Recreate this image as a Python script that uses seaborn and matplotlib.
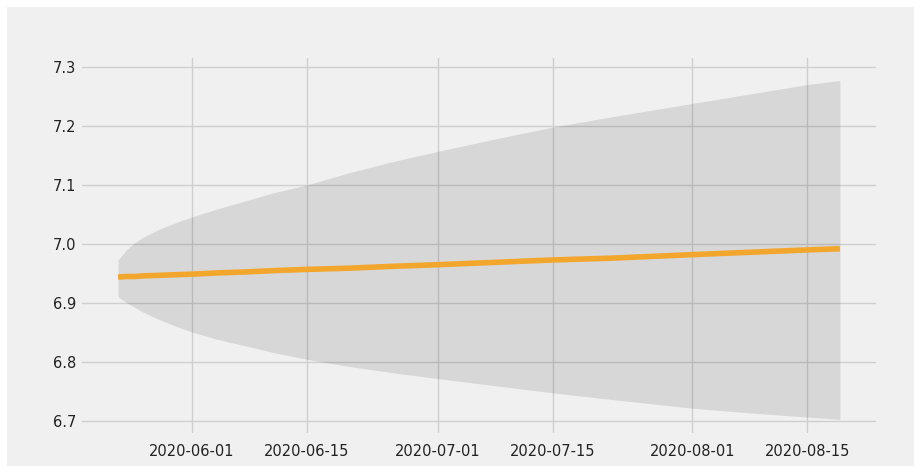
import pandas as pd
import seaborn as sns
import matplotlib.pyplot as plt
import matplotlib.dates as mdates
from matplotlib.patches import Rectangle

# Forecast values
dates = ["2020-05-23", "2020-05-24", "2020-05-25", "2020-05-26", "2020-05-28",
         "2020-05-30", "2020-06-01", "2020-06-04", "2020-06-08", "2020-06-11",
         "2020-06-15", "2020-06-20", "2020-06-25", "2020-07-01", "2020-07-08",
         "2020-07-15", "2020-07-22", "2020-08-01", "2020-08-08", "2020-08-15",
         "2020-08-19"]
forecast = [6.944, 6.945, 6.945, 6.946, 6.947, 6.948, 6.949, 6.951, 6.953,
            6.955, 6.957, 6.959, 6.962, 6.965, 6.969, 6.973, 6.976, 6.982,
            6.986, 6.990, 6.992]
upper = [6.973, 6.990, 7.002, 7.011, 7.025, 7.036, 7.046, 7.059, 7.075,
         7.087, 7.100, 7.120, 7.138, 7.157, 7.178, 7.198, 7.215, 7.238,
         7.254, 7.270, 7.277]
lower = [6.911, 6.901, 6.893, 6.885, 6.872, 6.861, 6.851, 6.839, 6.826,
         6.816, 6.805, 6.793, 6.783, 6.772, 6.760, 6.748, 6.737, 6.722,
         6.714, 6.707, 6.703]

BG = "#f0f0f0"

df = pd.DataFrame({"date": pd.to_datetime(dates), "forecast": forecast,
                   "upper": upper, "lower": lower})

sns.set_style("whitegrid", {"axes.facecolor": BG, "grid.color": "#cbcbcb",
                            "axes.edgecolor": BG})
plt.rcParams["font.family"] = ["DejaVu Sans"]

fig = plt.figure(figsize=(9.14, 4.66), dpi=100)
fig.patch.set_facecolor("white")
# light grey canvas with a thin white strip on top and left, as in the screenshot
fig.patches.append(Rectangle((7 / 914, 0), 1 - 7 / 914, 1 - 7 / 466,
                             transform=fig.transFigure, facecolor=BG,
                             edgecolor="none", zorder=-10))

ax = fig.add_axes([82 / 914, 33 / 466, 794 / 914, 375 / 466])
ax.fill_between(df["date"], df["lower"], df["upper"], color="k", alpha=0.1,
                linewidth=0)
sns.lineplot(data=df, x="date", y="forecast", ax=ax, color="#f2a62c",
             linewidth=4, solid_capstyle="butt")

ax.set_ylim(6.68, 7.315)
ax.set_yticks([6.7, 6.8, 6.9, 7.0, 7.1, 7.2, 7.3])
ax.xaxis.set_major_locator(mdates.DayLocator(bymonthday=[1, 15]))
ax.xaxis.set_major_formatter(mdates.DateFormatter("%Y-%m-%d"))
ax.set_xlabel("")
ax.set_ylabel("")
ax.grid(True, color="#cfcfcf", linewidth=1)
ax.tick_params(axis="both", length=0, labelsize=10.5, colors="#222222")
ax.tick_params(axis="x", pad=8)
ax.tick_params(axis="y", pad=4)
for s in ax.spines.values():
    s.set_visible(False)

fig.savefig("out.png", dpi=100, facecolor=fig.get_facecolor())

:::::

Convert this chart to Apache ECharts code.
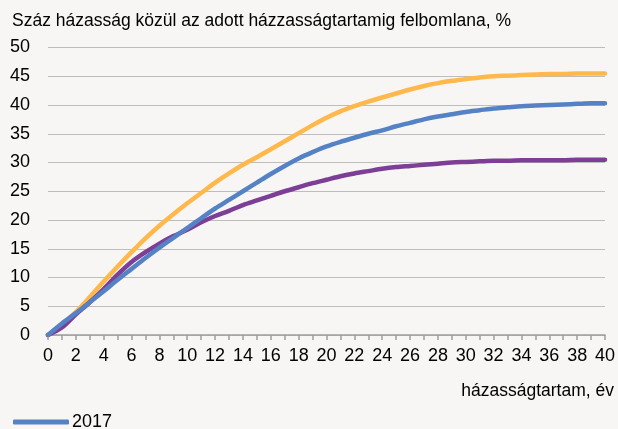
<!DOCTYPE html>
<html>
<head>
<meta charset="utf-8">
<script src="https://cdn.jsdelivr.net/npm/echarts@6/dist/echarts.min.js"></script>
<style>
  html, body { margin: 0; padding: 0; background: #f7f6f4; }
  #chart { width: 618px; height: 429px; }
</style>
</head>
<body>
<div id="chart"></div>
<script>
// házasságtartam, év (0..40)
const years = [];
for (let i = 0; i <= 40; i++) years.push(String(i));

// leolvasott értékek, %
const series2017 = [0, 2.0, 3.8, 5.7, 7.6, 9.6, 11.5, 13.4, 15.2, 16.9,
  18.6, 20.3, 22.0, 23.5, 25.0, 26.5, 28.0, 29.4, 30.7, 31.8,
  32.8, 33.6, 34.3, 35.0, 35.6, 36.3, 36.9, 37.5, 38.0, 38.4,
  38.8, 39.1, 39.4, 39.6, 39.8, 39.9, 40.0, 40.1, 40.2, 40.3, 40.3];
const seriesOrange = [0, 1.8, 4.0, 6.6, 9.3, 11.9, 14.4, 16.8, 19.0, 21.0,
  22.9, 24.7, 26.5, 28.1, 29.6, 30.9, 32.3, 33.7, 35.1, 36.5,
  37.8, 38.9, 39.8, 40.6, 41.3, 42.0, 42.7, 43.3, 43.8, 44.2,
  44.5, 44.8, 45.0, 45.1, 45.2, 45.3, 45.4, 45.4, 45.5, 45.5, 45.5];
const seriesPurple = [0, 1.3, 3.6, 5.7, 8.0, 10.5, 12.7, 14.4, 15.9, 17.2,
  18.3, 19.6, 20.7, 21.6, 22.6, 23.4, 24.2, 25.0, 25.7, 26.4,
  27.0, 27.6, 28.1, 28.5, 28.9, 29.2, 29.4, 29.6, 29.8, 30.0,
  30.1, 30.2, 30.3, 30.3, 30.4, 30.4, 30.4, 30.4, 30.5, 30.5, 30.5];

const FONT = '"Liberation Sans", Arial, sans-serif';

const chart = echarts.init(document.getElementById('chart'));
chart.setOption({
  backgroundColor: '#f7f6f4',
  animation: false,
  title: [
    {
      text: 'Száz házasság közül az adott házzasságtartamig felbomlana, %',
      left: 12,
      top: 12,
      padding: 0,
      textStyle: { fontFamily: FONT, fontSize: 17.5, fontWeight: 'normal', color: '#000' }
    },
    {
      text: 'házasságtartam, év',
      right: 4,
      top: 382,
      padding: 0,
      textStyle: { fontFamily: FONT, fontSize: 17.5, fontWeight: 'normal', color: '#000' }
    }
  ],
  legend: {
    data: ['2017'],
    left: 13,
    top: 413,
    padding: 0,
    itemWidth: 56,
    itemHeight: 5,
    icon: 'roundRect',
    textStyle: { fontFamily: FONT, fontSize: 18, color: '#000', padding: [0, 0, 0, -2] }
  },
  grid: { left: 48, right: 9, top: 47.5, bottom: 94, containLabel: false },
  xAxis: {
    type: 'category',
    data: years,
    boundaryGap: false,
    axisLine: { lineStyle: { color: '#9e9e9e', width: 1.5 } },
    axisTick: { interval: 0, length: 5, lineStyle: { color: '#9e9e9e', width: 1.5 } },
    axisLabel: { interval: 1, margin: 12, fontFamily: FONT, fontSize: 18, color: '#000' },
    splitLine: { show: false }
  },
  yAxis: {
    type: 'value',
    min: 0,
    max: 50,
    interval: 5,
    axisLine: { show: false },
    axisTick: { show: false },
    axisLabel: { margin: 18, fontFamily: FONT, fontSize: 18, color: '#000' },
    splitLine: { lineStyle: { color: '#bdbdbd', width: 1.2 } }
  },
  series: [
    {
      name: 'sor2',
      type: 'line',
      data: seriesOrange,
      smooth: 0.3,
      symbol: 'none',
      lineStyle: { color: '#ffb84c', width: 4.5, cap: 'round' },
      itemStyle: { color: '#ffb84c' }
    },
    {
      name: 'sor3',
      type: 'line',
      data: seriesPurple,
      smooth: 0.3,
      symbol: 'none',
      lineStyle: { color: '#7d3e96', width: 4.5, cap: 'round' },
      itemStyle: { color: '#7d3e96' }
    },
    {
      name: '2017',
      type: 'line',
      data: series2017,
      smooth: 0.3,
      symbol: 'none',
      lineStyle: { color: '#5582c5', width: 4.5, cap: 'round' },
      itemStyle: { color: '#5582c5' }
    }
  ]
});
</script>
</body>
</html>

:::::

TASK GOAL = The lines to print start at the line containing "Recreate this image" and end at the line containing "from matplotlib.patches import Rectangle"; print them exactly, both ends included, and leave out every picture.

WRITTEN SOLUTION =
Recreate this image as a Python script that uses seaborn and matplotlib.
import pandas as pd
import seaborn as sns
import matplotlib.pyplot as plt
import matplotlib.dates as mdates
from matplotlib.patches import Rectangle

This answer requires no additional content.